Noch nicht bestätigt wurde eine von Medien gemeldete Bruchlandung eines Hubschraubers vom Typ Mi-8 in der Region Belgorod. Der Pilot habe verletzt ins Krankenhaus eingeliefert werden müssen, berichtete das Internetportal Baza. Belgorod und Kursk dienen der russischen Armee auch als Aufmarschgebiet für die Invasion der Ukraine. Die Regionen sind zuletzt deswegen auch verstärkt unter den Beschuss ukrainischer Kräfte geraten.

EU will Militärhilfe absichern

Indes gehen auf politischer Ebene die Verhandlungen darüber weiter, wie in Europa eingefrorenes Geld aus Russland zur Unterstützung der Ukraine verwendet werden kann. Die 27 EU-Staaten wollen in den kommenden Wochen ausarbeiten, wie die Zinsen aus russischem Vermögen für Waffenkäufe für die Ukraine genutzt werden können, wie der EU-Gipfel am Donnerstag in Brüssel entschied.

Bis zum 1. Juli könnte die erste Milliarde eingesetzt werden, sagte EU-Kommissionspräsidentin Ursula von der Leyen. Die EU-Kommission rechnet insgesamt mit Zinserträgen von bis zu drei Milliarden Euro pro Jahr. Mit dem Geld könnte etwa der weltweite Ankauf von Munition für die Ukraine finanziert werden.

Dem EU-Sanktionsbeauftragten David O’Sullivan zufolge will die EU zudem gemeinsam mit ihren Verbündeten gegen den Export von Gütern aus China zur Unterstützung des russischen Militärs vorgehen. Er habe diese Woche mit seinen US-Kollegen erörtert, wie man gegen die wachsende Rolle Chinas und die Rolle von Produktionszentren in Südostasien vorgehen könne.
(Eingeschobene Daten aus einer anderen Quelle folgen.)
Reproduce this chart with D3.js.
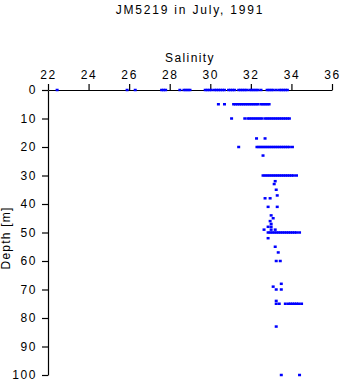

Moskau wolle so die wegen des Krieges in der Ukraine verhängten Sanktionen gegen das Land umgehen. „Wir werden weiter prüfen, wie wir das Problem angehen können. Wir sehen, dass Hongkong und China als Quelle für diese Produkte immer mehr in den Mittelpunkt rücken. Wir sehen aber auch westliche Produktionszentren in Südostasien als Lieferquelle“, sagte O’Sullivan in Washington.